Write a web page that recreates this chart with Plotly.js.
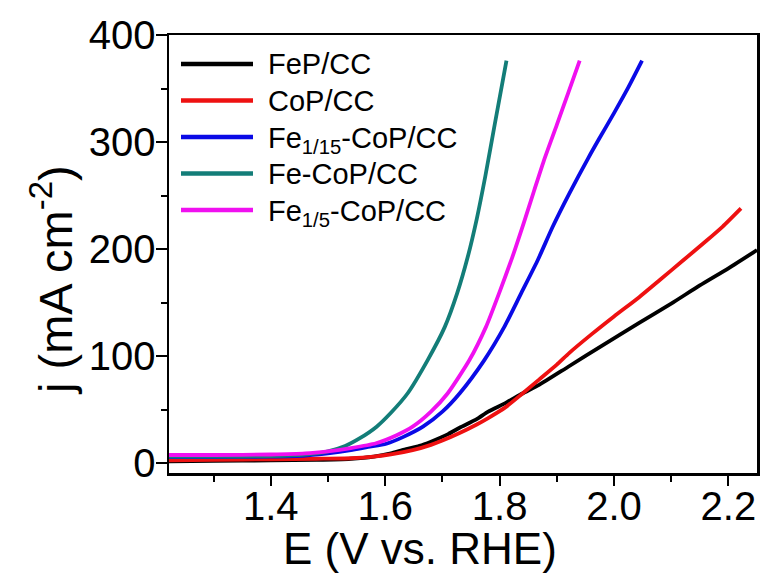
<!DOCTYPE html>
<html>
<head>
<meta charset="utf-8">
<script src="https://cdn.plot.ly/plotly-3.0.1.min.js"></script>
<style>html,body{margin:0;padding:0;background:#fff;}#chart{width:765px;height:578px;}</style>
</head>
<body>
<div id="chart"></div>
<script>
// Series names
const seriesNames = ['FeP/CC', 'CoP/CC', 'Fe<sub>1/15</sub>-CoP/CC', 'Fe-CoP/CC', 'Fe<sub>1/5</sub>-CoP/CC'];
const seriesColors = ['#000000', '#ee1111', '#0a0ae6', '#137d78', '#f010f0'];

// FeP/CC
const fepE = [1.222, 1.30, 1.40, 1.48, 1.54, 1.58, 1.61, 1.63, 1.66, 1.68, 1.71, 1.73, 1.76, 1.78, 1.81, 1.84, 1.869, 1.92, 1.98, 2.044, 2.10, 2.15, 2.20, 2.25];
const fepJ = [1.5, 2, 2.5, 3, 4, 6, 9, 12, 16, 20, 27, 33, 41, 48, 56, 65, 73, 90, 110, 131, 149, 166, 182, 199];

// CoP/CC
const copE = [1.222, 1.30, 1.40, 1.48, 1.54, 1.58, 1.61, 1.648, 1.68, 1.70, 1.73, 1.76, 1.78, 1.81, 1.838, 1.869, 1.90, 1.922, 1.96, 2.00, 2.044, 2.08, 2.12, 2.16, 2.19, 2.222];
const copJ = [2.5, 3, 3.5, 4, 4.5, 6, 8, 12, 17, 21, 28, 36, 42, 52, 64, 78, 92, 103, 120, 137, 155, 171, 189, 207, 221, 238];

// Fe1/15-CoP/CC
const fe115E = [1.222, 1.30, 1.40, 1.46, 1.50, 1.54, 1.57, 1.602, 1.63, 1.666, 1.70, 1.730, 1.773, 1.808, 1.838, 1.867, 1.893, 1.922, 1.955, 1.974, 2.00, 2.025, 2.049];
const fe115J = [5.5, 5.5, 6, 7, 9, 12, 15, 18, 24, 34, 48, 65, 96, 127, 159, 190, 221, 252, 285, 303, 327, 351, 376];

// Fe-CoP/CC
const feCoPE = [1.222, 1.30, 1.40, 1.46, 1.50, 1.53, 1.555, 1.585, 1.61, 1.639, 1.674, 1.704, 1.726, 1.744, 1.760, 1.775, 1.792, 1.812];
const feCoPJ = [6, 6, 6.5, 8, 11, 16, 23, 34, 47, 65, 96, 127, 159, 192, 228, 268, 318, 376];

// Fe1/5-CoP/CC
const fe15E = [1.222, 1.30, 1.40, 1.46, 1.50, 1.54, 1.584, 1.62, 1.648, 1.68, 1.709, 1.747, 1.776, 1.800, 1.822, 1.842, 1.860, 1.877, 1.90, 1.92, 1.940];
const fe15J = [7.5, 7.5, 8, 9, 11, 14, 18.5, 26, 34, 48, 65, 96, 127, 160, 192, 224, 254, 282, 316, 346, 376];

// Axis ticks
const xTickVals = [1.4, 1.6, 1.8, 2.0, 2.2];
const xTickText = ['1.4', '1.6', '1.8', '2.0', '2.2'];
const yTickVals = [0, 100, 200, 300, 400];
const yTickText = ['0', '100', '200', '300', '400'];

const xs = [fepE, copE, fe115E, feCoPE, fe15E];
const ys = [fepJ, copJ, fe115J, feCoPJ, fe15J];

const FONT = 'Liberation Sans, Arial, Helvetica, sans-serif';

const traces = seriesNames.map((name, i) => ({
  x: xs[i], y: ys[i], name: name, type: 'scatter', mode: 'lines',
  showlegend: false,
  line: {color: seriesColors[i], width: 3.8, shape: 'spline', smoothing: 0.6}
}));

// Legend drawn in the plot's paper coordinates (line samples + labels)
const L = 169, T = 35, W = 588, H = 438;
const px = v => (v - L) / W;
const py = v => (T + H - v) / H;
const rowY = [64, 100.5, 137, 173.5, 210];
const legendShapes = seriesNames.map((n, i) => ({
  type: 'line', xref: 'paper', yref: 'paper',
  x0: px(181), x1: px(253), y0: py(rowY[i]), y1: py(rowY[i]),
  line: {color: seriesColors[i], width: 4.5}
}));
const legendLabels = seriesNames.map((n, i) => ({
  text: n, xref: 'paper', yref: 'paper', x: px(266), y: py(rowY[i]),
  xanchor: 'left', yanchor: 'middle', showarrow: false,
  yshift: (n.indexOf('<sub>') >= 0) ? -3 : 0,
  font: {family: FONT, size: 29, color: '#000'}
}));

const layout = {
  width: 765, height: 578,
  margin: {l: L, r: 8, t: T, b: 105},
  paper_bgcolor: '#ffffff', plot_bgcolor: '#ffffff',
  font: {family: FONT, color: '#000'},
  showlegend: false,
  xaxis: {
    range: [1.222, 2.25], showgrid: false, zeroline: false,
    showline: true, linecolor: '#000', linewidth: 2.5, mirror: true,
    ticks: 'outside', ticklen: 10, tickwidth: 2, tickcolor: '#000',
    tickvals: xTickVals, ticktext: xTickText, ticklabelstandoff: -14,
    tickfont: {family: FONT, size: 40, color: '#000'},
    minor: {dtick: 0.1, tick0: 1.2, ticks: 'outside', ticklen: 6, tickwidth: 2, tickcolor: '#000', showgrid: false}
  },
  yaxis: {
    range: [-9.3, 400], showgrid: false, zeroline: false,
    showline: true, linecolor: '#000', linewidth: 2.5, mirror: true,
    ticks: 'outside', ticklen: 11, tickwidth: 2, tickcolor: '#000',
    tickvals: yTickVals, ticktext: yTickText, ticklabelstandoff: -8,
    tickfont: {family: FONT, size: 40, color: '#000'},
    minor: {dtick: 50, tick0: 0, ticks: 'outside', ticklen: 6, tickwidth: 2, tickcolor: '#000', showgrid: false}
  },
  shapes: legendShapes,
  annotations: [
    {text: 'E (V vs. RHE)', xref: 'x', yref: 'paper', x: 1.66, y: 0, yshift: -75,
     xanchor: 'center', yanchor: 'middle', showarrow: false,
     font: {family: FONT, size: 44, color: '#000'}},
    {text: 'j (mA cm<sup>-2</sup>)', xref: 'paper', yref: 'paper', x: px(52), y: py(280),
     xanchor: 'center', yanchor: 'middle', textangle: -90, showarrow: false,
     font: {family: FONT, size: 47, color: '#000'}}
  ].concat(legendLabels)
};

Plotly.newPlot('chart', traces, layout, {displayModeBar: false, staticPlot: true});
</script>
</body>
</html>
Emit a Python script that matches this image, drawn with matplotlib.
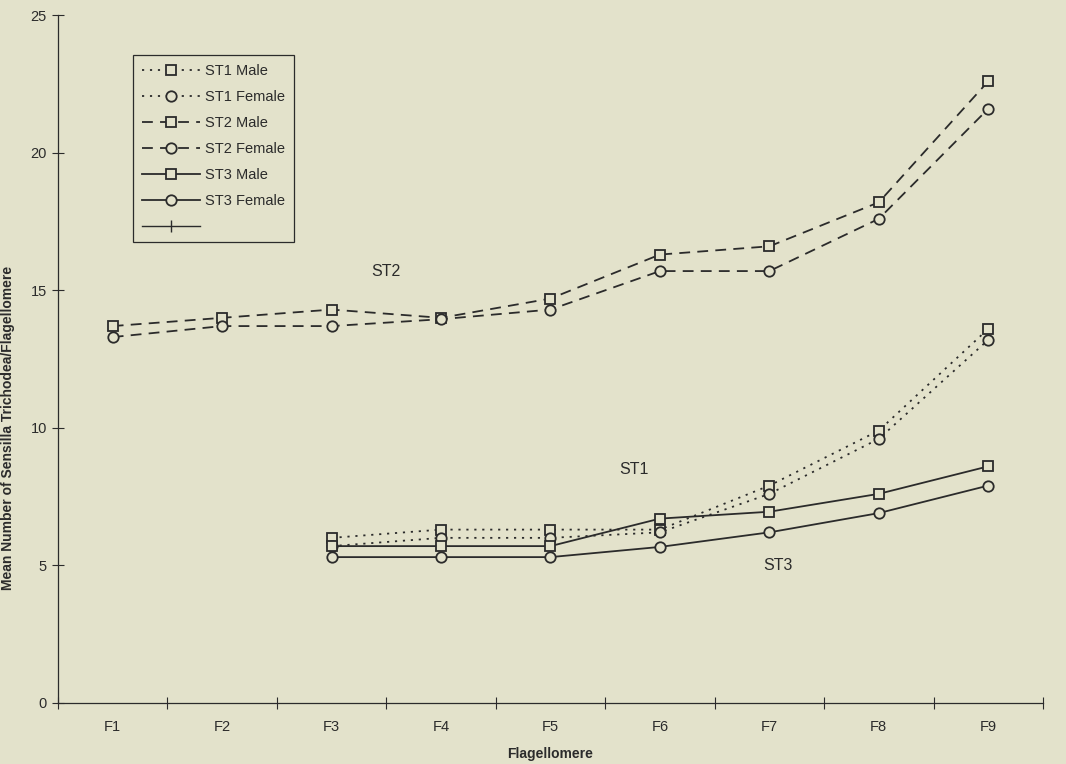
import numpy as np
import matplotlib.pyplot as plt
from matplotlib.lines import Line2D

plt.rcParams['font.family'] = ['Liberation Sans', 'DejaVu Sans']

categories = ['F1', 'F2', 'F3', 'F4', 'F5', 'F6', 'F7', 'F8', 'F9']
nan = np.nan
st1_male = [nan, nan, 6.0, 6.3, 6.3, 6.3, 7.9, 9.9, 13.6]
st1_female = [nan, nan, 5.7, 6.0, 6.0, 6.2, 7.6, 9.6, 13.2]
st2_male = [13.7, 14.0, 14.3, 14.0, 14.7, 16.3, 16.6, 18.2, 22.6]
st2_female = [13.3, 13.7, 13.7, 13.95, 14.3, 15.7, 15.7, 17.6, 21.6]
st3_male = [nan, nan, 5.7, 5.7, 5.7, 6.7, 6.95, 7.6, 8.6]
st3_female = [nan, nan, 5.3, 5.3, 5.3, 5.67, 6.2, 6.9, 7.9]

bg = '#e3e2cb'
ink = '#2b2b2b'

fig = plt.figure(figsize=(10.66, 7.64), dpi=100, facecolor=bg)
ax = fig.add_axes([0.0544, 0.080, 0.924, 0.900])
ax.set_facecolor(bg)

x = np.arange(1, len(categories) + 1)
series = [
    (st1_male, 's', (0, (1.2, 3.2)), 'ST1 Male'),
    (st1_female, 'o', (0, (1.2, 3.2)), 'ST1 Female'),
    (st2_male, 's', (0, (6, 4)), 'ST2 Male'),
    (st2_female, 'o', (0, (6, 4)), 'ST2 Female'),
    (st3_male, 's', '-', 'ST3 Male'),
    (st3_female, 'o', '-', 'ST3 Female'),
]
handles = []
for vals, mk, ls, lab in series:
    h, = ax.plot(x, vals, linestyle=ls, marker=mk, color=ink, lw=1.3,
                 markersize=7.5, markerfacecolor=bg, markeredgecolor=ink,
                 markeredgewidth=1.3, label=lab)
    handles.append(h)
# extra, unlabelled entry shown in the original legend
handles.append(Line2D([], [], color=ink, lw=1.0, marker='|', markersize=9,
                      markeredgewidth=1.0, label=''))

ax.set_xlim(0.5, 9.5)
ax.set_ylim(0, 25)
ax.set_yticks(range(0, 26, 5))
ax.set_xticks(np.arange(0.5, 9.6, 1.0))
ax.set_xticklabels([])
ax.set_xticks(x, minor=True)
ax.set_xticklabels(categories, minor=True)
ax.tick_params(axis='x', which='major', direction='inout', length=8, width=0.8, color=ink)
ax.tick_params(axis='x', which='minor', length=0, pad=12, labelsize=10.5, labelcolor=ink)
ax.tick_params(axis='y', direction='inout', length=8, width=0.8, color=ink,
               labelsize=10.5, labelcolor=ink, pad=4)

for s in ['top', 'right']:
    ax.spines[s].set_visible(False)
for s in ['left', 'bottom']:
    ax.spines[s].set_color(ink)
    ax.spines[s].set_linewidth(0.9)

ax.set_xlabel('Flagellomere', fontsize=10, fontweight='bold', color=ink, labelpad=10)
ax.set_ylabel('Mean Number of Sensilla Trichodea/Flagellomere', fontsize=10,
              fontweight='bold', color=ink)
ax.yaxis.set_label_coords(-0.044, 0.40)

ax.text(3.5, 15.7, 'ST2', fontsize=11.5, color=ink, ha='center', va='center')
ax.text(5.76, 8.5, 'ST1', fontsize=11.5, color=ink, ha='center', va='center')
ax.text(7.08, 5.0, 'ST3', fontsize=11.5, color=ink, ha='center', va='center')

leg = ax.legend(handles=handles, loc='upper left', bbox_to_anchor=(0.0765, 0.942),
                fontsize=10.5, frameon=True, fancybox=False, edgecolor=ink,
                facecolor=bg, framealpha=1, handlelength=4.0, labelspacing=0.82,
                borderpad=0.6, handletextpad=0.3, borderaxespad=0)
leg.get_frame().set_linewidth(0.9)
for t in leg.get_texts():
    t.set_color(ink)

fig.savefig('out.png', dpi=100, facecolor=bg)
..............................
_Task:_
Pictures stay out: repeat exactly only the lines from the one with "Emit a Python" through the one with "plt.rcParams['font.family'] = ['Liberation".

_Expected answer:_
Emit a Python script that matches this image, drawn with matplotlib.
import numpy as np
import matplotlib.pyplot as plt
from matplotlib.lines import Line2D

plt.rcParams['font.family'] = ['Liberation Sans', 'DejaVu Sans']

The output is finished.